Restaurants are a great example, as COVID-19 moved many to either start or expand online ordering, Seburn said. And even when eateries get back to normal, with no restrictions, online ordering will remain a revenue driver, he said.

Seburn noted that the report revealed 23% of companies interviewed planned to do more customer business via digital once the pandemic is over.

Overall, 53% are seeing a benefit from technology, including nearly 60% of small business owners.

An online ordering system requires money to set up or expand, Seburn said, and having access to the Paycheck Protection Program gave businesses more options to invest digitally.

And in-service-related fields like health care, virtual visits or telemedicine, have become much more common, he said. Thirty percent of owners surveyed plan to maintain video conferencing going forward, Seburn said.

There’s been “tremendous resilience” in the economy to maintain productivity, he said.

The adoption of digital ordering and sales means online payment, too, such as with credit cards, and businesses have become cognizant about mitigating cybersecurity risks, Seburn said.

The rapid pace of technological change is not being embraced by everyone, however. The report also found that the number of owners of larger businesses planning to retire sooner than expected jumped 110% since August 2020, while the number of owners of smaller companies planning to retire prematurely doubled.

The digital revolution possesses great potential but there’s an added level of cost, and sometimes another family member or an outsider will take over, Seburn said.
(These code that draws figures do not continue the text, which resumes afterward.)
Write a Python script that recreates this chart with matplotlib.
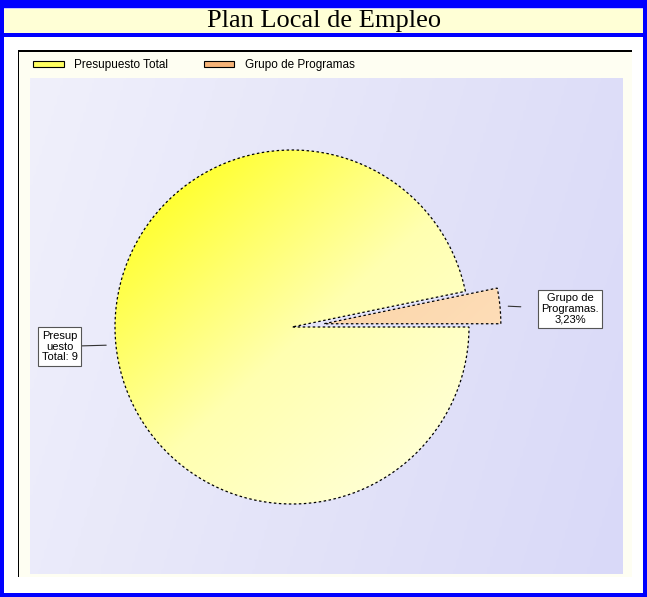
import numpy as np
import matplotlib.pyplot as plt
from matplotlib.patches import Rectangle
from matplotlib.colors import LinearSegmentedColormap

W, H = 647, 597

# data
categories = ["Presupuesto Total", "Grupo de Programas"]
values = [96.77, 3.23]
slice_labels = ["Presup\nuesto\nTotal: 9", "Grupo de\nProgramas.\n3,23%"]
title = "Plan Local de Empleo"

fig = plt.figure(figsize=(W / 100, H / 100), dpi=100)
fig.patch.set_facecolor("white")


def px(x0, y0, x1, y1):
    # pixel box (top-left origin) -> figure fraction [l, b, w, h]
    return [x0 / W, 1 - y1 / H, (x1 - x0) / W, (y1 - y0) / H]


def box(x0, y0, x1, y1, color, z=0):
    l, b, w, h = px(x0, y0, x1, y1)
    fig.patches.append(Rectangle((l, b), w, h, transform=fig.transFigure,
                                 facecolor=color, edgecolor="none", zorder=z))


# page frame
box(0, 0, W, H, "#0000ff")
box(4, 8, 643, 593, "white", 1)
box(4, 8, 643, 9, "#c8c8ff", 2)
box(4, 9, 643, 33, "#ffffd6", 2)
box(4, 33, 643, 37, "#0000ff", 2)

# chart frame with faint yellow tint and black top/left lines
box(18, 50, 632, 577, "#fefef2", 2)
box(18, 50, 632, 51.5, "black", 3)
box(17.5, 50, 19, 577, "black", 3)

fig.text(324 / W, 1 - 21 / H, title, ha="center", va="center",
         fontsize=19, family="Liberation Serif", color="black", zorder=4)

# plot area in pixel units
ax = fig.add_axes(px(30, 78, 623, 574))
ax.set_zorder(5)
cx, cy, r = 292, H - 327, 177

wedges, _ = ax.pie(values, startangle=values[1] / 100 * 360, radius=r,
                   center=(cx, cy), explode=[0, 32],
                   wedgeprops=dict(edgecolor="black", linewidth=0.9,
                                   linestyle=(0, (2, 2))))

# lavender background gradient
bx, by = np.meshgrid(np.linspace(0, 1, 200), np.linspace(0, 1, 200))
bg = LinearSegmentedColormap.from_list("bg", ["#f0f0fb", "#e4e4f9", "#d9d9f8"])
ax.imshow(0.8 * bx + 0.2 * by, cmap=bg, extent=(30, 623, H - 574, H - 78),
          origin="upper", aspect="auto", zorder=0, interpolation="bilinear")

# gradient fills clipped to the wedges
grads = [["#ffff00", "#ffffb0", "#ffffe8"], ["#f7c08a", "#fcd6aa", "#ffe6c8"]]
for w, cols in zip(wedges, grads):
    x0, y0, x1, y1 = cx - r - 5, cy - r - 5, cx + r + 45, cy + r + 5
    xx, yy = np.meshgrid(np.linspace(0, 1, 200), np.linspace(0, 1, 200))
    g = (xx + yy) / 2
    cm = LinearSegmentedColormap.from_list("g", cols)
    im = ax.imshow(g, cmap=cm, extent=(x0, x1, y0, y1), origin="upper",
                   aspect="auto", zorder=1, interpolation="bilinear")
    im.set_clip_path(w)
    w.set_facecolor("none")
    w.set_zorder(2)

ax.set_xlim(30, 623)
ax.set_ylim(H - 574, H - 78)
ax.set_aspect("equal")

# labels with leader lines
theta = np.cumsum([0] + values)
start = values[1] / 100 * 360
text_pos = [(59.5, H - 346.5), (570, H - 309)]
shrinks = [(0, 7), (12, 6)]
for i, (lab, pos) in enumerate(zip(slice_labels, text_pos)):
    mid = np.deg2rad(start + (theta[i] + theta[i + 1]) / 2 / 100 * 360)
    off = [0, 32][i]
    ex = cx + (off + r) * np.cos(mid)
    ey = cy + (off + r) * np.sin(mid)
    ax.annotate(lab, xy=(ex, ey), xytext=pos, ha="center", va="center",
                fontsize=8, family="Liberation Sans", linespacing=1.1,
                bbox=dict(boxstyle="square,pad=0.3", fc="white",
                          ec="#555555", lw=0.8),
                arrowprops=dict(arrowstyle="-", color="#333333", lw=0.8,
                                shrinkA=shrinks[i][0], shrinkB=shrinks[i][1]),
                zorder=5)

# legend
handles = [Rectangle((0, 0), 1, 1, facecolor=c, edgecolor="black", lw=0.8)
           for c in ["#ffff60", "#f6b478"]]
leg = fig.legend(handles, categories, loc="center left",
                 bbox_to_anchor=(33 / W, 1 - 65 / H), ncol=2, frameon=False,
                 borderpad=0, borderaxespad=0, handlelength=2.6,
                 handleheight=0.35, handletextpad=0.9, columnspacing=3.0,
                 prop=dict(family="Liberation Sans", size=8.5))
leg.set_zorder(6)

fig.savefig("out.png", dpi=100)
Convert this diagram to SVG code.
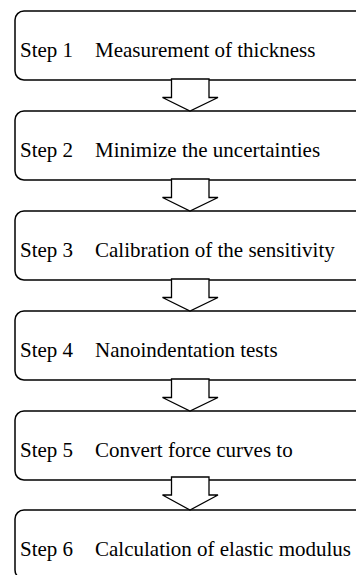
<svg xmlns="http://www.w3.org/2000/svg" width="356" height="575" viewBox="0 0 356 575">
<style>
.box{fill:#fff;stroke:#000;stroke-width:1.5}
.arr{fill:#fff;stroke:#000;stroke-width:1.3;stroke-linejoin:miter}
.t{font-family:'Liberation Serif','Times New Roman',Tinos,'DejaVu Serif',serif;font-size:21px;fill:#000}
</style>
<rect width="356" height="575" fill="#fff"/>
<g class="t" font-family="Liberation Serif, Times New Roman, serif">
<g id="step1"><rect class="box" x="15" y="11" width="360" height="69" rx="9"/><text x="20" y="57">Step 1</text><text x="95" y="57">Measurement of thickness</text></g>
<g id="step2"><rect class="box" x="15" y="111" width="360" height="69" rx="9"/><text x="20" y="157">Step 2</text><text x="95" y="157">Minimize the uncertainties</text></g>
<g id="step3"><rect class="box" x="15" y="211" width="360" height="69" rx="9"/><text x="20" y="257">Step 3</text><text x="95" y="257">Calibration of the sensitivity</text></g>
<g id="step4"><rect class="box" x="15" y="311" width="360" height="69" rx="9"/><text x="20" y="357">Step 4</text><text x="95" y="357">Nanoindentation tests</text></g>
<g id="step5"><rect class="box" x="15" y="411" width="360" height="69" rx="9"/><text x="20" y="457">Step 5</text><text x="95" y="457">Convert force curves to</text></g>
<g id="step6"><rect class="box" x="15" y="510" width="360" height="69" rx="9"/><text x="20" y="556">Step 6</text><text x="95" y="556">Calculation of elastic modulus</text></g>
</g>
<g id="connectors">
<polygon class="arr" points="171.5,79 209,79 209,97.5 218,97.5 190,111 162.5,97.5 171.5,97.5"/>
<polygon class="arr" points="171.5,179 209,179 209,197.5 218,197.5 190,211 162.5,197.5 171.5,197.5"/>
<polygon class="arr" points="171.5,279 209,279 209,297.5 218,297.5 190,311 162.5,297.5 171.5,297.5"/>
<polygon class="arr" points="171.5,379 209,379 209,397.5 218,397.5 190,411 162.5,397.5 171.5,397.5"/>
<polygon class="arr" points="171.5,477 209,477 209,495 218,495 190,510 162.5,495 171.5,495"/>
</g>
</svg>
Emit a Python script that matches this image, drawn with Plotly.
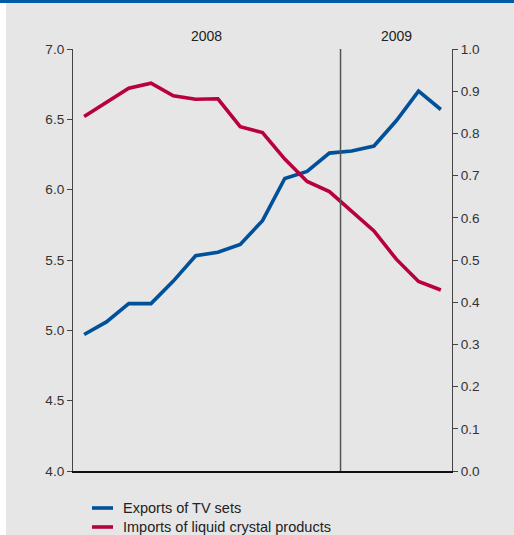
import plotly.graph_objects as go

months = ["Jan 2008", "Feb 2008", "Mar 2008", "Apr 2008", "May 2008", "Jun 2008",
          "Jul 2008", "Aug 2008", "Sep 2008", "Oct 2008", "Nov 2008", "Dec 2008",
          "Jan 2009", "Feb 2009", "Mar 2009", "Apr 2009", "May 2009"]
exports_tv = [4.97, 5.06, 5.19, 5.19, 5.35, 5.53, 5.555, 5.61, 5.78, 6.08, 6.13, 6.26,
              6.275, 6.31, 6.49, 6.70, 6.57]
imports_lcd = [0.840, 0.873, 0.907, 0.919, 0.889, 0.881, 0.882, 0.816, 0.802, 0.739,
               0.686, 0.662, 0.616, 0.569, 0.502, 0.449, 0.429]
year_labels = ["2008", "2009"]
left_ticks = [4.0, 4.5, 5.0, 5.5, 6.0, 6.5, 7.0]
right_ticks = [0.0, 0.1, 0.2, 0.3, 0.4, 0.5, 0.6, 0.7, 0.8, 0.9, 1.0]
series_names = ["Exports of TV sets", "Imports of liquid crystal products"]

BLUE = "#00509a"
RED = "#b8003e"
W, H = 514, 535
ML, MR, MT, MB = 73, 62, 49, 64
PW = W - ML - MR
PH = H - MT - MB

x = list(range(len(months)))

fig = go.Figure()
fig.add_trace(go.Scatter(x=x, y=exports_tv, mode="lines", name=series_names[0],
                         line=dict(color=BLUE, width=3.6), yaxis="y", showlegend=False))
fig.add_trace(go.Scatter(x=x, y=imports_lcd, mode="lines", name=series_names[1],
                         line=dict(color=RED, width=3.6), yaxis="y2", showlegend=False))

def px_x(p):
    return (p - ML) / PW

def px_y(p):
    return 1 - (p - MT) / PH

shapes = [
    # top blue band
    dict(type="rect", xref="paper", yref="paper", x0=px_x(0), x1=px_x(W),
         y0=px_y(3), y1=px_y(0), fillcolor="#005ca3", line=dict(width=0), layer="above"),
    # white strip at left
    dict(type="rect", xref="paper", yref="paper", x0=px_x(0), x1=px_x(6),
         y0=px_y(H), y1=px_y(3), fillcolor="white", line=dict(width=0), layer="below"),
    # year separator
    dict(type="line", xref="x", yref="paper", x0=11.5, x1=11.5, y0=0, y1=1,
         line=dict(color="#555555", width=1.5)),
]

annotations = []
year_centers = [5.5, 14]
for lab, xc in zip(year_labels, year_centers):
    annotations.append(dict(text=lab, x=xc, xref="x", y=px_y(36), yref="paper",
                            showarrow=False, font=dict(size=14, color="#222222"),
                            xanchor="center", yanchor="middle"))

# manual legend
for i, (name, col) in enumerate(zip(series_names, [BLUE, RED])):
    yy = 508 + i * 19
    shapes.append(dict(type="line", xref="paper", yref="paper", x0=px_x(92), x1=px_x(113),
                       y0=px_y(yy), y1=px_y(yy), line=dict(color=col, width=3.6)))
    annotations.append(dict(text=name, x=px_x(121), xref="paper", y=px_y(yy), yref="paper",
                            showarrow=False, font=dict(size=14.5, color="#222222"),
                            xanchor="left", yanchor="middle"))

fig.update_layout(
    width=W, height=H,
    margin=dict(l=ML, r=MR, t=MT, b=MB),
    paper_bgcolor="#e6e6e6", plot_bgcolor="#e6e6e6",
    font=dict(family="Liberation Sans, Arial, sans-serif", size=13.6, color="#333333"),
    xaxis=dict(range=[-0.5, 16.5], showticklabels=False, ticks="", showgrid=False,
               zeroline=False, showline=True, linecolor="#111111", linewidth=1.5),
    yaxis=dict(range=[4, 7], tickvals=left_ticks, tickformat=".1f", ticks="outside",
               ticklen=5, tickcolor="#444444", showline=True, linecolor="#444444",
               linewidth=1, showgrid=False, zeroline=False),
    yaxis2=dict(range=[0, 1], tickvals=right_ticks, tickformat=".1f", ticks="outside",
                ticklen=5, tickcolor="#444444", showline=True, linecolor="#444444",
                linewidth=1, showgrid=False, zeroline=False, overlaying="y", side="right"),
    shapes=shapes,
    annotations=annotations,
)

fig.write_html("out.html", config={"displayModeBar": False},
               post_script="document.body.style.margin='0';")
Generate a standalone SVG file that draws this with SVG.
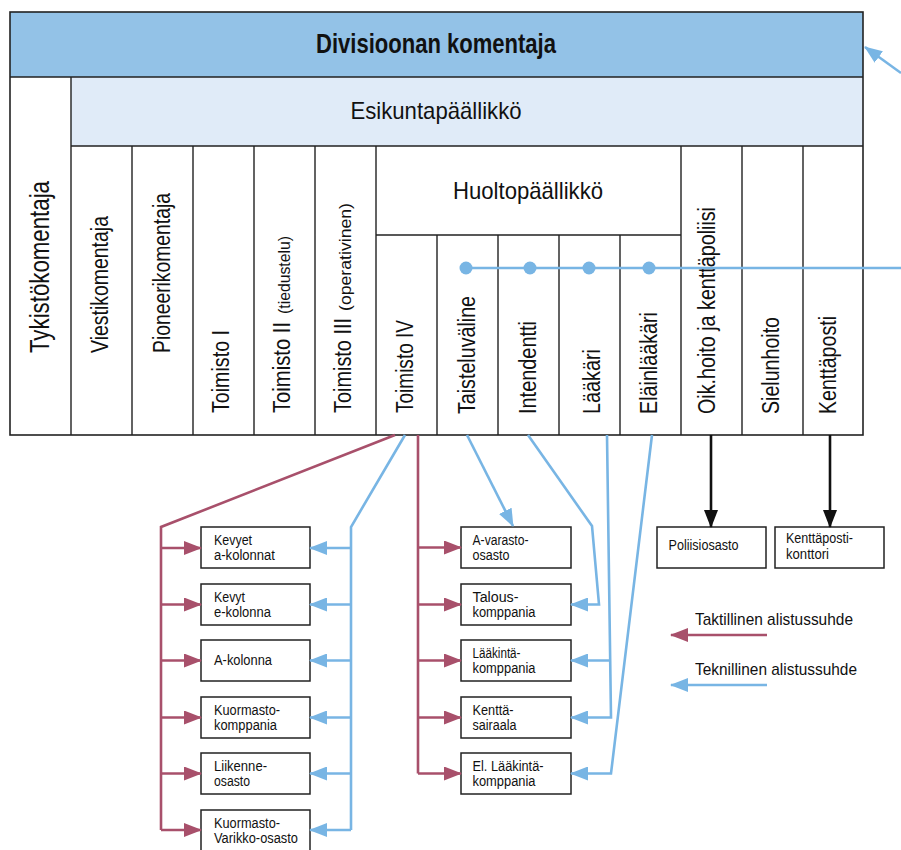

“We highly recommend owners take this time to revisit their long-term business and personal planning,” said Stuart A. Smith III, national director of business value strategies for Wilmington Trust and M&T Bank Emerald Advisory Services in a release. “To upgrade their technology, they may need to seek outside investment in the most cost-effective way possible, which will impact their valuation. But if they really are experiencing burnout and want to retire or sell sooner, they will need a well-planned transition. Beware of the quick-and-dirty exit plan, because it’s usually both.”

The survey also showed that the top three issues for business owners of color experiencing problems with the Paycheck Protection Program are generating documents for loan applications and forgiveness (46%); accessing the application online (45%); and difficulty understanding the requirements for loan forgiveness (43%).

Aspiring entrepreneur and social activist, Amaury Abreu, a founding member of the newly formed Hispanic Business Association of Lebanon, said the language barrier and not being able to understand the program process were problems for some businesses.

The association has helped by conducting workshops, Abreu said.

Reasons for optimism

Kevin Schreiber, president and CEO of the York County Economic Alliance, sees consumer confidence on the rise and reasons for businesses to be more optimistic now than when the survey was completed in February.

There are rescue funds, he said, including the Restaurant Revitalization Fund, which is now accepting applications. The COVID-19 Hospitality Industry Recovery Program, or CHIRP, is already well underway. The governor’s announcement that COVID-19 restrictions, except mask wearing, would be lifted on Memorial Day, and the rising number of vaccinations should also raise optimism.

There’s hope on the horizon, Schreiber said. “Unquestionably, there was a great deal of uncertainty at the height of the pandemic. It’s amazing how far we’ve come.”

Lisa Riggs, president of the Economic Development Company of Lancaster County, also said the timing of the survey matters. In the three months since, “my sense is conditions have improved overall,” with business and consumer confidence significantly stronger.

Schreiber and Riggs agreed with Seburn that the growing dependency on e-commerce isn’t going anywhere. Consumers like the convenience of DoorDash, Schreiber said, and similar online food ordering and delivery platforms.

Riggs said there are still unanswered questions about technology’s true impact and what the economy will look like going forward.

The digital revolution has brought the influence of a new demographic into corporate America, Schreiber said.

“I do think there is definitely a rise of millennials in the workplace.”